■ Objective
Filter for the word "that" and keep each matching line.

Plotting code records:
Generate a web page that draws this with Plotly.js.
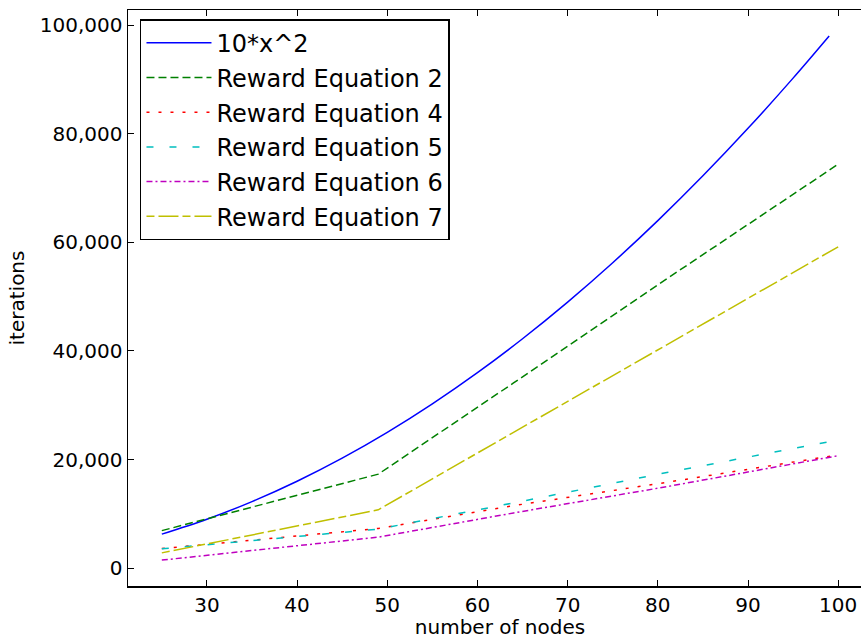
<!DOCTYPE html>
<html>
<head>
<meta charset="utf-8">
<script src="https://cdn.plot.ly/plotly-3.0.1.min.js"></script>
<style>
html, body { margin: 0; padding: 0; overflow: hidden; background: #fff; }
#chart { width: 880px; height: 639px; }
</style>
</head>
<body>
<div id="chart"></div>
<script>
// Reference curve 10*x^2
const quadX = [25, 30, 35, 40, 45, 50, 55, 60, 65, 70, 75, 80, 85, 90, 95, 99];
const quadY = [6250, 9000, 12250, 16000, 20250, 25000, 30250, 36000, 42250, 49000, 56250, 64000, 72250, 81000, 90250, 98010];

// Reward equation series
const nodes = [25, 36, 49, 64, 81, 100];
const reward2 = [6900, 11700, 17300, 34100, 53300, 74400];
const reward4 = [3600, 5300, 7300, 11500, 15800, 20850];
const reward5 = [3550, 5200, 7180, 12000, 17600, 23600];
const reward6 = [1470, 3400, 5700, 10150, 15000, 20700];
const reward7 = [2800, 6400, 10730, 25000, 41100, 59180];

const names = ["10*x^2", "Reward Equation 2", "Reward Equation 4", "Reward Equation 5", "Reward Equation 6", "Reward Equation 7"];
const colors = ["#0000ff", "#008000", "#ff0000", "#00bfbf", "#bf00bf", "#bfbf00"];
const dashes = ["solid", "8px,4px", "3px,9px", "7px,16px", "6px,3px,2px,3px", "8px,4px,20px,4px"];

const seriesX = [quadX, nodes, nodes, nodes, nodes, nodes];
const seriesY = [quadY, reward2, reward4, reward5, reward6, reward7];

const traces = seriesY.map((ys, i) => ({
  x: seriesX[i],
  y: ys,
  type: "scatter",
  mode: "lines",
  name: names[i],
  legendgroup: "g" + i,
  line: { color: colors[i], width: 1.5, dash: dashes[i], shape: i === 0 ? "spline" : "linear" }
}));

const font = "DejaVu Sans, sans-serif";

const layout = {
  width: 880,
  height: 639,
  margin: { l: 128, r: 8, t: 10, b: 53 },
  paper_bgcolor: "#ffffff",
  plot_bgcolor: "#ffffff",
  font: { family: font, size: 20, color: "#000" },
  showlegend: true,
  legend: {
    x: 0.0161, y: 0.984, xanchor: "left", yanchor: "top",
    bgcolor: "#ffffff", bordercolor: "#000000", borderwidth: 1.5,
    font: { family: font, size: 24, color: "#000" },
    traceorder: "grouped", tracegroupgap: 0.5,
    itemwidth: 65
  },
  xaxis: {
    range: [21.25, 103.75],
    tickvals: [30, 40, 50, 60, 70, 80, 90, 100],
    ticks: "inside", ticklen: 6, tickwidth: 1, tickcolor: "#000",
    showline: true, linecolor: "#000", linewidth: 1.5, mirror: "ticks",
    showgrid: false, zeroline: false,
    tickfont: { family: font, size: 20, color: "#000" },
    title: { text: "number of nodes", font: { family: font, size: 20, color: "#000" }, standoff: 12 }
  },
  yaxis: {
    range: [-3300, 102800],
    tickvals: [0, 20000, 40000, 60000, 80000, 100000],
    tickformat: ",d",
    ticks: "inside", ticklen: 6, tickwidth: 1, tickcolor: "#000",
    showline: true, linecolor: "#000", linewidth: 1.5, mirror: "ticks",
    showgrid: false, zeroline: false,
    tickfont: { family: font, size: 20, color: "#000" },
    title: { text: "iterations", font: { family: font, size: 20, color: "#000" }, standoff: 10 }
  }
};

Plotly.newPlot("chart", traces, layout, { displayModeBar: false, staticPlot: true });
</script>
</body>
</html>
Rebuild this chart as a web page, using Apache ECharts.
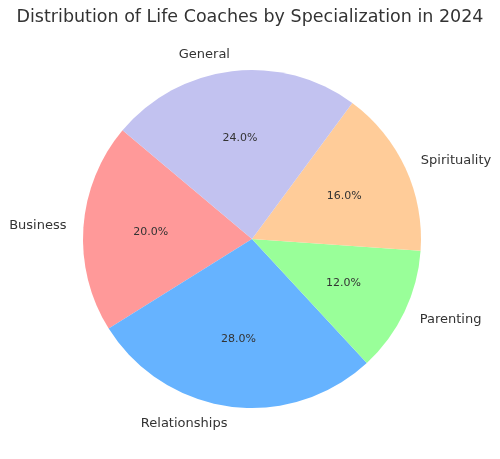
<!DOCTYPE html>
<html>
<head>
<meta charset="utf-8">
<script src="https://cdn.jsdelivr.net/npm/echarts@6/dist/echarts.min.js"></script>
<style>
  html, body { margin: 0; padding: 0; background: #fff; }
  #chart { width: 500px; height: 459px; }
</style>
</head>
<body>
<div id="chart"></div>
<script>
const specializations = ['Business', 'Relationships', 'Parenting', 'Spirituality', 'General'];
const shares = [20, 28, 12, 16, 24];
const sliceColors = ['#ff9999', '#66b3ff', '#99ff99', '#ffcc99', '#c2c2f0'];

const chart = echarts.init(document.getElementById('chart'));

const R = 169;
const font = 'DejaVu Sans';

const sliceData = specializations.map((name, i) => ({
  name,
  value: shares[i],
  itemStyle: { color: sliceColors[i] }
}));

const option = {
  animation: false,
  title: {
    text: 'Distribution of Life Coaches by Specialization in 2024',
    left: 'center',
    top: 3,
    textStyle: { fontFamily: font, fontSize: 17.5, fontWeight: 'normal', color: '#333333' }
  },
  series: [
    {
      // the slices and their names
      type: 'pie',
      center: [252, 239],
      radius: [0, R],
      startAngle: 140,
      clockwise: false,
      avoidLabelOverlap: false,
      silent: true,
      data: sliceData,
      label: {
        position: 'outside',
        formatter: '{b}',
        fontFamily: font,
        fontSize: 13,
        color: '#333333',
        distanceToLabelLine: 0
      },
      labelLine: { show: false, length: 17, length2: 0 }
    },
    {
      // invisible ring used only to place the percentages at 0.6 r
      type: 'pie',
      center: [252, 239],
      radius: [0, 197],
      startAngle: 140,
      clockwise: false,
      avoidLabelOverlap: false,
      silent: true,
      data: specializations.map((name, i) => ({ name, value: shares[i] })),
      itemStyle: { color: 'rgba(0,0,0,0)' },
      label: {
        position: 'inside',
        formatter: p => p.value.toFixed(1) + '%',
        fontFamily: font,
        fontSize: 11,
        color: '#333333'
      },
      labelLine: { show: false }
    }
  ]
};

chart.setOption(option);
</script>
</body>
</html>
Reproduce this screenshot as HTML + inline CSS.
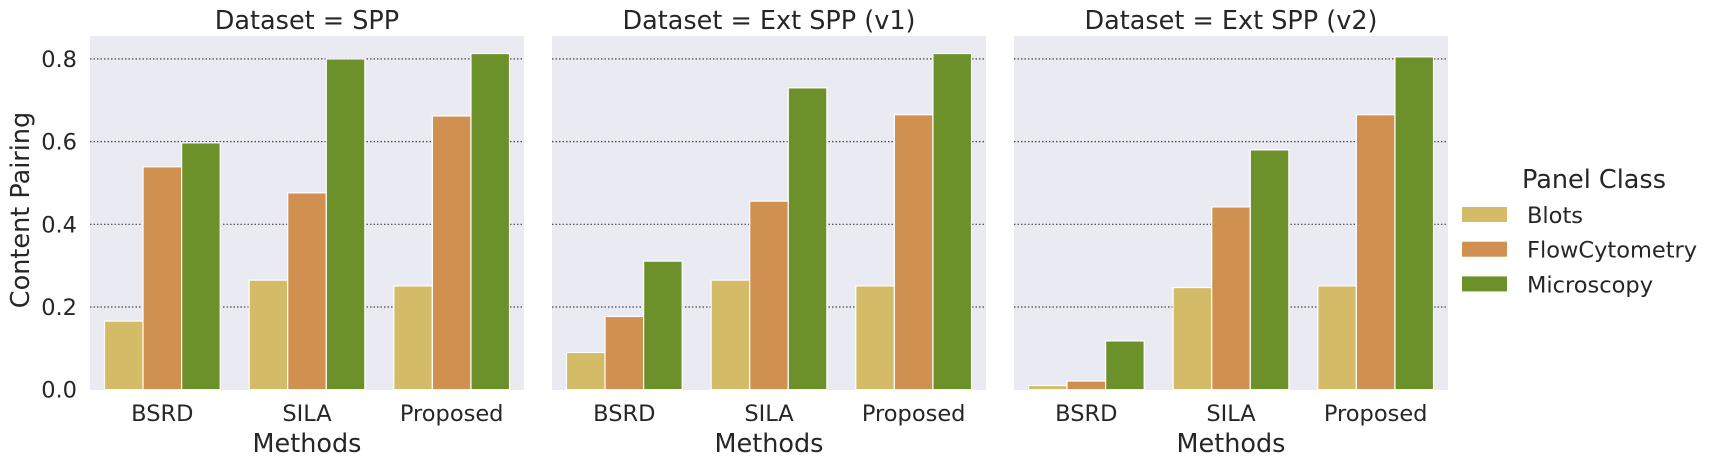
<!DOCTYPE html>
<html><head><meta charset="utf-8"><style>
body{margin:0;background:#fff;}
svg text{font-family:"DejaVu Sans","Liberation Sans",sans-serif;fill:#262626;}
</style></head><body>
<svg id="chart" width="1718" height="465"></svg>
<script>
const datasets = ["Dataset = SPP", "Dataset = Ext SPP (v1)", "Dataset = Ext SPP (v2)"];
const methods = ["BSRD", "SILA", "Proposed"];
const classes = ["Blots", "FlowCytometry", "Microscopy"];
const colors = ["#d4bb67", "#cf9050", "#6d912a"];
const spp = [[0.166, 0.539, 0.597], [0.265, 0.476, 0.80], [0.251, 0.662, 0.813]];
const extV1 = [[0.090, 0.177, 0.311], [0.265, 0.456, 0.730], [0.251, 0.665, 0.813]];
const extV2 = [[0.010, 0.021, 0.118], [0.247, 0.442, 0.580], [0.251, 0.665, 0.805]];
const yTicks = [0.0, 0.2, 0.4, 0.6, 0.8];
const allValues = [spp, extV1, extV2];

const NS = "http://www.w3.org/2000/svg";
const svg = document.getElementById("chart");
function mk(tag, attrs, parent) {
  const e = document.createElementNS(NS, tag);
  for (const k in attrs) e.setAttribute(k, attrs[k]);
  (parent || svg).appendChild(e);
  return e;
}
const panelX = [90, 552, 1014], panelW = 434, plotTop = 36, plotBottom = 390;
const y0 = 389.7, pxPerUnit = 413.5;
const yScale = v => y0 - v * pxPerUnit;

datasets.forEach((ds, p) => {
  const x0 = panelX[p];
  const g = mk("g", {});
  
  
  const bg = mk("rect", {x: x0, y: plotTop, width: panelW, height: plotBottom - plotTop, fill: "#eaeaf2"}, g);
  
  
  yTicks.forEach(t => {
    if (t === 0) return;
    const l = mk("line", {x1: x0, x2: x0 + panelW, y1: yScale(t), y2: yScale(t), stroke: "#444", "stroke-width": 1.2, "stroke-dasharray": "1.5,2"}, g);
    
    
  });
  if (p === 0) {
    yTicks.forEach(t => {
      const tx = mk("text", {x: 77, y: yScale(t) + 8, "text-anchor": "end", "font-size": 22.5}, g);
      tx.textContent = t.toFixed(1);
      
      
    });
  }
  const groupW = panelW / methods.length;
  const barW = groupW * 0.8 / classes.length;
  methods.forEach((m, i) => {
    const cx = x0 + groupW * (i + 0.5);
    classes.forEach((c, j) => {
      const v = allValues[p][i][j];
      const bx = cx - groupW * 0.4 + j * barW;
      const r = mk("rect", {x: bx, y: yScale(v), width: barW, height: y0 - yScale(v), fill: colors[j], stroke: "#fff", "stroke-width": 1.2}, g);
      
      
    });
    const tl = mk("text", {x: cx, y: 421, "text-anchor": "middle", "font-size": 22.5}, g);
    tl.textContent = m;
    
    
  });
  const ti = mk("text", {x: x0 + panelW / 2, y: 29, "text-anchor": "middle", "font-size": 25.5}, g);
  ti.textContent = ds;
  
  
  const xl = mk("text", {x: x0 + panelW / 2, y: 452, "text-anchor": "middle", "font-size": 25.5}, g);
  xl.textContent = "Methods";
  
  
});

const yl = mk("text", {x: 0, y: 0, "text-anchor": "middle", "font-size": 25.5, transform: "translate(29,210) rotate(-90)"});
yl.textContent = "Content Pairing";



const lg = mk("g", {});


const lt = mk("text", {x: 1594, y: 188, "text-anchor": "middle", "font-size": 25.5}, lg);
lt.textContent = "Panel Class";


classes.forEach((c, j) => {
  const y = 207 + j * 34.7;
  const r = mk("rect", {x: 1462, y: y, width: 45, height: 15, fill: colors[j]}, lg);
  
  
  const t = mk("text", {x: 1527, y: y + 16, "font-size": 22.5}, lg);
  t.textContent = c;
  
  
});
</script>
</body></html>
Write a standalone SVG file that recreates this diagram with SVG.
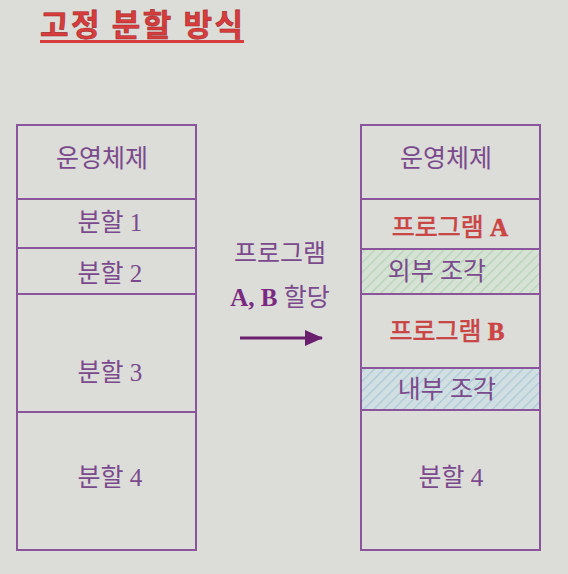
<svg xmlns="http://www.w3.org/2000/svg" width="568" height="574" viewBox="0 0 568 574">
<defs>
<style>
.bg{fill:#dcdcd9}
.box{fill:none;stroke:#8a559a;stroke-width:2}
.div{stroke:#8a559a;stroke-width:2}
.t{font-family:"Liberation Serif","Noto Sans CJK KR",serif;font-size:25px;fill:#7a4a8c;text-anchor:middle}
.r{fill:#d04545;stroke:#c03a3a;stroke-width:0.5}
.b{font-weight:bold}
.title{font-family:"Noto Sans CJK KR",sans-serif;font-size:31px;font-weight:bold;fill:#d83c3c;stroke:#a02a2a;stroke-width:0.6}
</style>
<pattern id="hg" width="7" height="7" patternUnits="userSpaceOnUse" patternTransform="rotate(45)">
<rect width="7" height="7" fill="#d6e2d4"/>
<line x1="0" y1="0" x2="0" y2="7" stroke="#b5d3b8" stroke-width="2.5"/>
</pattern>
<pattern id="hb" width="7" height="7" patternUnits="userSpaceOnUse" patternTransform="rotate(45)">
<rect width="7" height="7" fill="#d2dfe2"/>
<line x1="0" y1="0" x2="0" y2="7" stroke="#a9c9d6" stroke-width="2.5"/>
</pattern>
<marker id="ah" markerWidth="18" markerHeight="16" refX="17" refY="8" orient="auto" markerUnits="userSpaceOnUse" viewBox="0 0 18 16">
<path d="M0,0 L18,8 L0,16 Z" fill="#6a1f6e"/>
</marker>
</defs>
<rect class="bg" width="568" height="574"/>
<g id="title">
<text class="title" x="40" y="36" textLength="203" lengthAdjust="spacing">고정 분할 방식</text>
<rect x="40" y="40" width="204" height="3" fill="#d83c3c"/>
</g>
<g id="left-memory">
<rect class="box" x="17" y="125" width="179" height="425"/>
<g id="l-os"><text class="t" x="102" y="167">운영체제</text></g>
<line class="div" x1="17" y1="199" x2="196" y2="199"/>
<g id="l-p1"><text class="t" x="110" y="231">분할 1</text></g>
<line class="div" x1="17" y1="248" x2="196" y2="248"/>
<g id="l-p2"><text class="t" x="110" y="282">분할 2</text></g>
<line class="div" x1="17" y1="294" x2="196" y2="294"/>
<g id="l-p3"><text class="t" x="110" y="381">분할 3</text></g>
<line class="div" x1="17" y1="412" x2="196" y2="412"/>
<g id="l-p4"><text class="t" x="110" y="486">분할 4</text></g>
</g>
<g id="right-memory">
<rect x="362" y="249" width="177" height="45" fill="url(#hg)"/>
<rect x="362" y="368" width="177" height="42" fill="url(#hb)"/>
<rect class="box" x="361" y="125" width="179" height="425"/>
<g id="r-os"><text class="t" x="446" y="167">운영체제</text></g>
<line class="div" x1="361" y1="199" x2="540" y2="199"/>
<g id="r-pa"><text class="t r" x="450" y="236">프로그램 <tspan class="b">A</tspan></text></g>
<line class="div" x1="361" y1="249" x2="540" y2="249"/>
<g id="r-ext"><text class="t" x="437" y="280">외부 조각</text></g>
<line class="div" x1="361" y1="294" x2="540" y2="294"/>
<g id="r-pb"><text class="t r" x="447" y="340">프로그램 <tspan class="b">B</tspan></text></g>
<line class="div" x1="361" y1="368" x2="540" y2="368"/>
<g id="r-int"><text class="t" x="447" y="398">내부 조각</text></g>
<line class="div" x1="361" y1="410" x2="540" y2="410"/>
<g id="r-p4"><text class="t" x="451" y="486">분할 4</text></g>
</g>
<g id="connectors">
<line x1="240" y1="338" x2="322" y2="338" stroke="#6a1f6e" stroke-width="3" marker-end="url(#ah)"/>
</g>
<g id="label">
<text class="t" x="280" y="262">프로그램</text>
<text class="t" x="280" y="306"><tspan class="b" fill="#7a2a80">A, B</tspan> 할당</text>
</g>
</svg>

■ Complete response
Generate a web page that draws this with Plotly.js.
Write a standalone SVG file that recreates this diagram with SVG.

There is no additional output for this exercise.